• [TASK DETAILS]:
Quote, verbatim, all material below, without pictures.

• [Plotting code records]:
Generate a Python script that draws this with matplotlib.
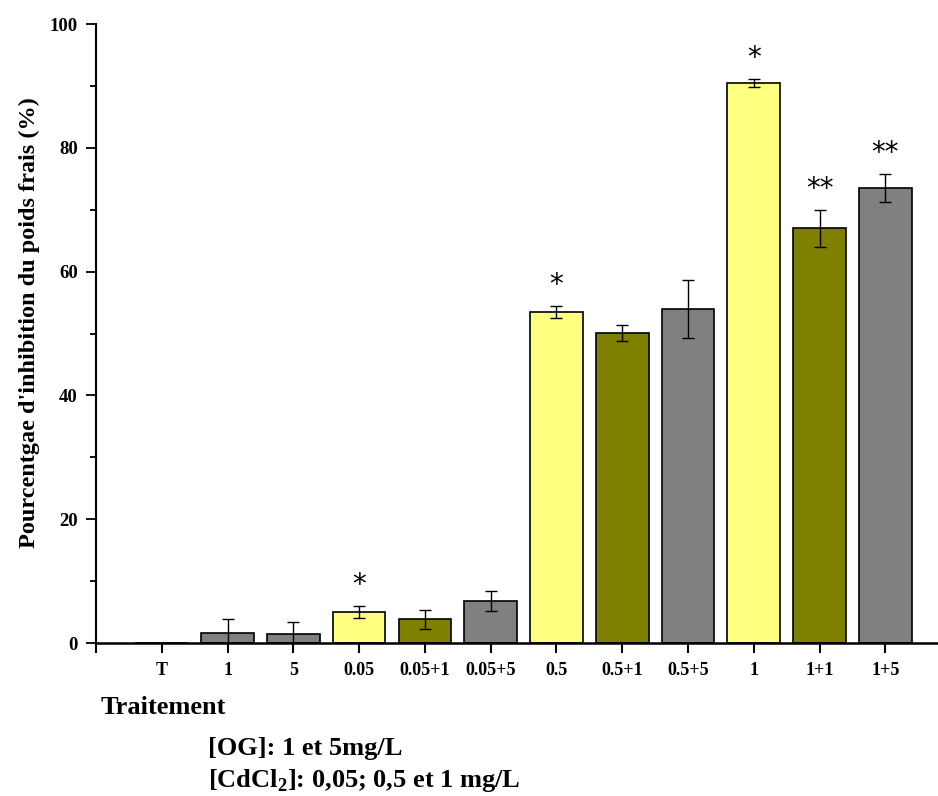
import numpy as np
import matplotlib.pyplot as plt

plt.rcParams['font.family'] = ['Liberation Serif']
plt.rcParams['font.weight'] = 'bold'
plt.rcParams['mathtext.fontset'] = 'custom'
plt.rcParams['mathtext.rm'] = 'Liberation Serif:bold'
plt.rcParams['mathtext.bf'] = 'Liberation Serif:bold'

labels = ["T", "1", "5", "0.05", "0.05+1", "0.05+5",
          "0.5", "0.5+1", "0.5+5", "1", "1+1", "1+5"]
inhibition = [0, 1.6, 1.4, 5.0, 3.8, 6.8, 53.5, 50.1, 54.0, 90.5, 67.0, 73.5]
errors = [0, 2.2, 2.0, 0.9, 1.6, 1.6, 1.0, 1.3, 4.7, 0.7, 3.0, 2.3]
stars = ["", "", "", "*", "", "", "*", "", "", "*", "**", "**"]
bar_colors = ["#808080", "#808080", "#808080", "#FFFF80", "#808000", "#808080",
              "#FFFF80", "#808000", "#808080", "#FFFF80", "#808000", "#808080"]

fig = plt.figure(figsize=(9.38, 7.96), dpi=100)
ax = fig.add_axes([0.1023, 0.1922, 0.8977, 0.7776])

x = np.arange(1, len(labels) + 1)
ax.bar(x, inhibition, width=0.8, color=bar_colors, edgecolor="black",
       linewidth=1.2, zorder=2)
ax.errorbar(x[1:], inhibition[1:], yerr=errors[1:], fmt="none", ecolor="black",
            elinewidth=1, capsize=4, capthick=1, zorder=3)

for xi, v, e, s in zip(x, inhibition, errors, stars):
    if s:
        ax.text(xi, v + e + 2.1, s, ha="center", va="baseline",
                fontsize=20, family="DejaVu Sans", fontweight="normal")

ax.set_xlim(0, 12.8)
ax.set_ylim(0, 100)
ax.set_xticks(np.arange(0, 13))
ax.set_xticklabels([""] + labels, fontsize=13)
ax.set_yticks(np.arange(0, 101, 20))
ax.set_yticks(np.arange(10, 100, 20), minor=True)
ax.tick_params(axis="y", which="major", direction="out", length=7, width=1.3,
               labelsize=13.5, pad=6)
ax.tick_params(axis="y", which="minor", direction="out", length=4.5, width=1.3)
ax.tick_params(axis="x", direction="out", length=7, width=1.5, pad=7)

ax.spines["top"].set_visible(False)
ax.spines["right"].set_visible(False)
ax.spines["left"].set_linewidth(1.5)
ax.spines["bottom"].set_linewidth(1.8)

ax.set_ylabel("Pourcentgae d'inhibition du poids frais (%)", fontsize=17.5,
              fontweight="bold")
ax.yaxis.set_label_coords(-0.067, 0.518)

fig.text(0.107, 0.111, "Traitement", fontsize=19, fontweight="bold", va="center")
fig.text(0.222, 0.060, "[OG]: 1 et 5mg/L", fontsize=19, fontweight="bold",
         va="center")
fig.text(0.222, 0.020, "[CdCl$_2$]: 0,05; 0,5 et 1 mg/L", fontsize=19,
         fontweight="bold", va="center")

fig.savefig("out.png", dpi=100)
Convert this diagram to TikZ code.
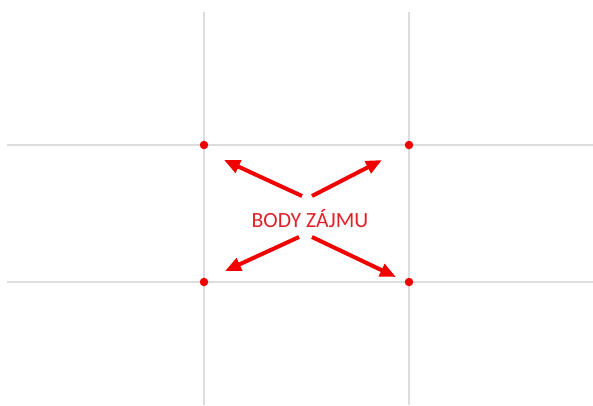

• [EXERCISE OUTPUT]:
Generate a Python script that draws this with matplotlib.
import numpy as np
import matplotlib.pyplot as plt

plt.rcParams['font.family'] = ['Liberation Serif']
plt.rcParams['font.weight'] = 'bold'
plt.rcParams['mathtext.fontset'] = 'custom'
plt.rcParams['mathtext.rm'] = 'Liberation Serif:bold'
plt.rcParams['mathtext.bf'] = 'Liberation Serif:bold'

labels = ["T", "1", "5", "0.05", "0.05+1", "0.05+5",
          "0.5", "0.5+1", "0.5+5", "1", "1+1", "1+5"]
inhibition = [0, 1.6, 1.4, 5.0, 3.8, 6.8, 53.5, 50.1, 54.0, 90.5, 67.0, 73.5]
errors = [0, 2.2, 2.0, 0.9, 1.6, 1.6, 1.0, 1.3, 4.7, 0.7, 3.0, 2.3]
stars = ["", "", "", "*", "", "", "*", "", "", "*", "**", "**"]
bar_colors = ["#808080", "#808080", "#808080", "#FFFF80", "#808000", "#808080",
              "#FFFF80", "#808000", "#808080", "#FFFF80", "#808000", "#808080"]

fig = plt.figure(figsize=(9.38, 7.96), dpi=100)
ax = fig.add_axes([0.1023, 0.1922, 0.8977, 0.7776])

x = np.arange(1, len(labels) + 1)
ax.bar(x, inhibition, width=0.8, color=bar_colors, edgecolor="black",
       linewidth=1.2, zorder=2)
ax.errorbar(x[1:], inhibition[1:], yerr=errors[1:], fmt="none", ecolor="black",
            elinewidth=1, capsize=4, capthick=1, zorder=3)

for xi, v, e, s in zip(x, inhibition, errors, stars):
    if s:
        ax.text(xi, v + e + 2.1, s, ha="center", va="baseline",
                fontsize=20, family="DejaVu Sans", fontweight="normal")

ax.set_xlim(0, 12.8)
ax.set_ylim(0, 100)
ax.set_xticks(np.arange(0, 13))
ax.set_xticklabels([""] + labels, fontsize=13)
ax.set_yticks(np.arange(0, 101, 20))
ax.set_yticks(np.arange(10, 100, 20), minor=True)
ax.tick_params(axis="y", which="major", direction="out", length=7, width=1.3,
               labelsize=13.5, pad=6)
ax.tick_params(axis="y", which="minor", direction="out", length=4.5, width=1.3)
ax.tick_params(axis="x", direction="out", length=7, width=1.5, pad=7)

ax.spines["top"].set_visible(False)
ax.spines["right"].set_visible(False)
ax.spines["left"].set_linewidth(1.5)
ax.spines["bottom"].set_linewidth(1.8)

ax.set_ylabel("Pourcentgae d'inhibition du poids frais (%)", fontsize=17.5,
              fontweight="bold")
ax.yaxis.set_label_coords(-0.067, 0.518)

fig.text(0.107, 0.111, "Traitement", fontsize=19, fontweight="bold", va="center")
fig.text(0.222, 0.060, "[OG]: 1 et 5mg/L", fontsize=19, fontweight="bold",
         va="center")
fig.text(0.222, 0.020, "[CdCl$_2$]: 0,05; 0,5 et 1 mg/L", fontsize=19,
         fontweight="bold", va="center")

fig.savefig("out.png", dpi=100)
Convert this diagram to TikZ code.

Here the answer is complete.